# START OF DATA EXCERPT

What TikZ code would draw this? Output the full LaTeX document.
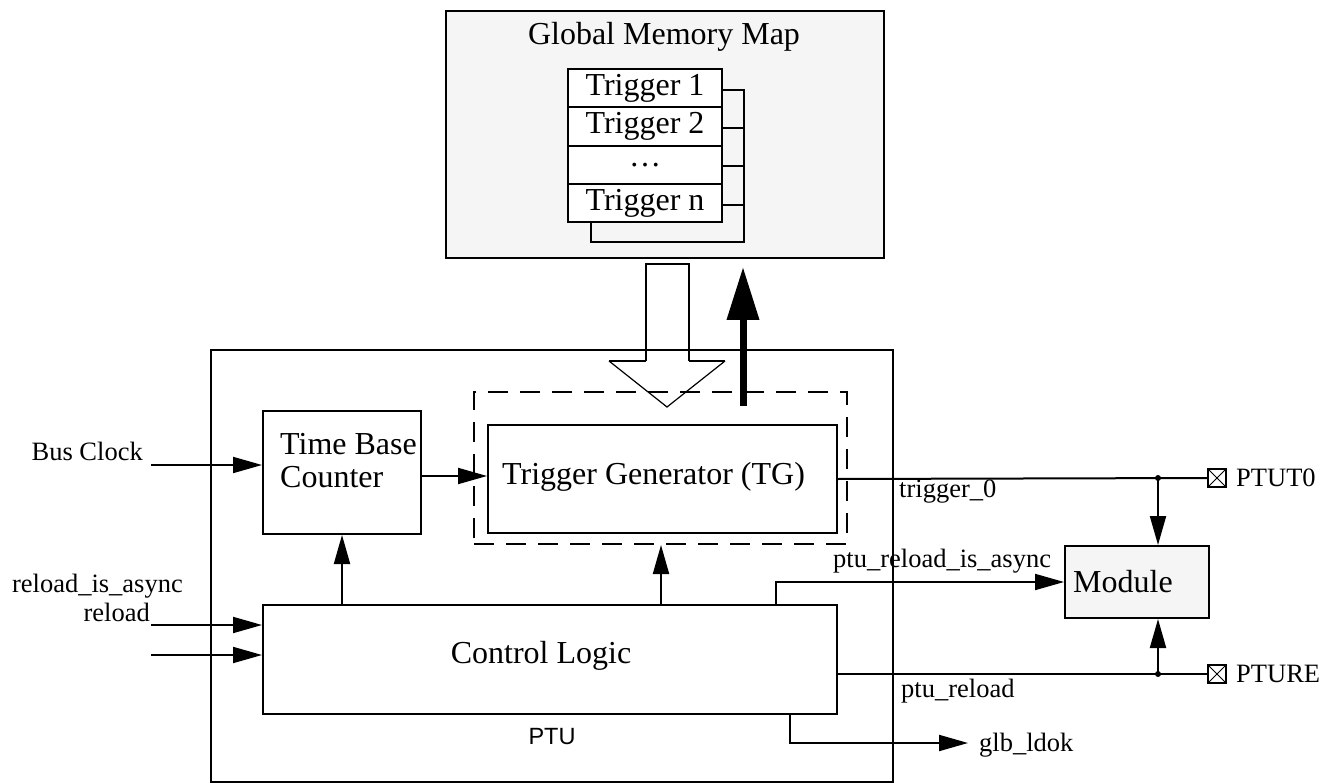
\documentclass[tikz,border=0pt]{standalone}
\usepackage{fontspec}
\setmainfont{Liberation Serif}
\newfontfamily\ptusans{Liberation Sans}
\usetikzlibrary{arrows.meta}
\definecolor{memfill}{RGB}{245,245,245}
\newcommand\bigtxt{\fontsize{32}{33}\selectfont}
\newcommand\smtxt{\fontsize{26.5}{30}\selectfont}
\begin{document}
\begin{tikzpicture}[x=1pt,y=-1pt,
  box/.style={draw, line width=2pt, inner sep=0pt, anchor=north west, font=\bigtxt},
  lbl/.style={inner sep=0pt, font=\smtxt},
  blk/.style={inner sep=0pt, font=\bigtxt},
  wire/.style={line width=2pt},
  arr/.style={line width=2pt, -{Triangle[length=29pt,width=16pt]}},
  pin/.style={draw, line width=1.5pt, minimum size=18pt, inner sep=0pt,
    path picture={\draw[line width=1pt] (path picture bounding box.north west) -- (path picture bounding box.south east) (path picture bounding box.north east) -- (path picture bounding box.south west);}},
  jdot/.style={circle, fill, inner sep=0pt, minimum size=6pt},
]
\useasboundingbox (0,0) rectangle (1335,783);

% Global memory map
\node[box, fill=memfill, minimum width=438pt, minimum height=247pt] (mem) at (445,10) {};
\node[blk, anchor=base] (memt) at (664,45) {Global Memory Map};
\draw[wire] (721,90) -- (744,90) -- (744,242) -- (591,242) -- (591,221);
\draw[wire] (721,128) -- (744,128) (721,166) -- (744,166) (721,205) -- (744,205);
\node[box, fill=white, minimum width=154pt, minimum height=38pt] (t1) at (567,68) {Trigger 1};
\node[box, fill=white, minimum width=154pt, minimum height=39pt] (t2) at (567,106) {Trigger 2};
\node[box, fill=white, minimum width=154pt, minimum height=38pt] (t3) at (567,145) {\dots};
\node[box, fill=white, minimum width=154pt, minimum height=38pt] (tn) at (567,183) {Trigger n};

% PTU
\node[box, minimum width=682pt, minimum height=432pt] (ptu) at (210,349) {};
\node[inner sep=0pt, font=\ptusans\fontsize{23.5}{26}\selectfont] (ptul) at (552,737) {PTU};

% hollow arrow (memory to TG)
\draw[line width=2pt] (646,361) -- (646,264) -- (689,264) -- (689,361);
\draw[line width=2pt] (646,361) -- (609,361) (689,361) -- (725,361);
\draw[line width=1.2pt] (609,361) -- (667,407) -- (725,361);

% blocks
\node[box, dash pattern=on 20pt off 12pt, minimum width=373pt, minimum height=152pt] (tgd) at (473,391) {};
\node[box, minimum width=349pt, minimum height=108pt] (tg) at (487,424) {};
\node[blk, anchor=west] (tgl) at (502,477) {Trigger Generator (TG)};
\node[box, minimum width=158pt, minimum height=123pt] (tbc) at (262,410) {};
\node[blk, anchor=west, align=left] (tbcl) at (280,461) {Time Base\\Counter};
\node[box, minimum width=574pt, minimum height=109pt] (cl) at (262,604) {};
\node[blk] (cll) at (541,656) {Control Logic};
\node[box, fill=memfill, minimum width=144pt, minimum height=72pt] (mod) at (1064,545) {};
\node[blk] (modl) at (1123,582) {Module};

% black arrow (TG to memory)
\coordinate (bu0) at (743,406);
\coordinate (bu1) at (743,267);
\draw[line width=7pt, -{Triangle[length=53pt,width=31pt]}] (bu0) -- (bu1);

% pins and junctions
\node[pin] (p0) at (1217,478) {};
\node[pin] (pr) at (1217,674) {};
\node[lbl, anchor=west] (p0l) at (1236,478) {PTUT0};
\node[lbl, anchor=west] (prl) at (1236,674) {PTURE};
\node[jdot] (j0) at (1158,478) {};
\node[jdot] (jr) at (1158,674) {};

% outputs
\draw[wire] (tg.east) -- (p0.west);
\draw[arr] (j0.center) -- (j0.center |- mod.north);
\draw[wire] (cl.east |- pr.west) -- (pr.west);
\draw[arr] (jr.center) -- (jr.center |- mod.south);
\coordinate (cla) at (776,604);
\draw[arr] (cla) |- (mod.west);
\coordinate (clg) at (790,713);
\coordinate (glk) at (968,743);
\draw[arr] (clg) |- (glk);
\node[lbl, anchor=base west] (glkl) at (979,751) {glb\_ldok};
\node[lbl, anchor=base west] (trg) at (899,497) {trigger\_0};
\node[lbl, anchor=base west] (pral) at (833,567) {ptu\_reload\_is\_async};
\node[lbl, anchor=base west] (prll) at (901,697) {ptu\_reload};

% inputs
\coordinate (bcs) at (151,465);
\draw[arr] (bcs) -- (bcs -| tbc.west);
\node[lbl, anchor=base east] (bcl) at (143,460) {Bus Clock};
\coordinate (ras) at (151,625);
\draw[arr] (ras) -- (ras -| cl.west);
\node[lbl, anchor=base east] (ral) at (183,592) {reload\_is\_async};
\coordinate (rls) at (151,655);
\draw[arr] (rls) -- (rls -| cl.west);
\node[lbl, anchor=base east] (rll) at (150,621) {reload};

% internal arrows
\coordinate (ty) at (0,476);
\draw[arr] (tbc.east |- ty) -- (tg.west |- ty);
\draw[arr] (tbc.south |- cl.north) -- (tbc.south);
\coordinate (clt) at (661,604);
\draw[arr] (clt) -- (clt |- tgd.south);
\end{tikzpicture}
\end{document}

# END OF DATA EXCERPT

◆ DO THIS:
Leave out the pictures and repeat exactly the lines from the start of the material through the line that contains "minimum height=38pt] (tn)", both included.

◆ THE RESPONSE:
What TikZ code would draw this? Output the full LaTeX document.
\documentclass[tikz,border=0pt]{standalone}
\usepackage{fontspec}
\setmainfont{Liberation Serif}
\newfontfamily\ptusans{Liberation Sans}
\usetikzlibrary{arrows.meta}
\definecolor{memfill}{RGB}{245,245,245}
\newcommand\bigtxt{\fontsize{32}{33}\selectfont}
\newcommand\smtxt{\fontsize{26.5}{30}\selectfont}
\begin{document}
\begin{tikzpicture}[x=1pt,y=-1pt,
  box/.style={draw, line width=2pt, inner sep=0pt, anchor=north west, font=\bigtxt},
  lbl/.style={inner sep=0pt, font=\smtxt},
  blk/.style={inner sep=0pt, font=\bigtxt},
  wire/.style={line width=2pt},
  arr/.style={line width=2pt, -{Triangle[length=29pt,width=16pt]}},
  pin/.style={draw, line width=1.5pt, minimum size=18pt, inner sep=0pt,
    path picture={\draw[line width=1pt] (path picture bounding box.north west) -- (path picture bounding box.south east) (path picture bounding box.north east) -- (path picture bounding box.south west);}},
  jdot/.style={circle, fill, inner sep=0pt, minimum size=6pt},
]
\useasboundingbox (0,0) rectangle (1335,783);

% Global memory map
\node[box, fill=memfill, minimum width=438pt, minimum height=247pt] (mem) at (445,10) {};
\node[blk, anchor=base] (memt) at (664,45) {Global Memory Map};
\draw[wire] (721,90) -- (744,90) -- (744,242) -- (591,242) -- (591,221);
\draw[wire] (721,128) -- (744,128) (721,166) -- (744,166) (721,205) -- (744,205);
\node[box, fill=white, minimum width=154pt, minimum height=38pt] (t1) at (567,68) {Trigger 1};
\node[box, fill=white, minimum width=154pt, minimum height=39pt] (t2) at (567,106) {Trigger 2};
\node[box, fill=white, minimum width=154pt, minimum height=38pt] (t3) at (567,145) {\dots};
\node[box, fill=white, minimum width=154pt, minimum height=38pt] (tn) at (567,183) {Trigger n};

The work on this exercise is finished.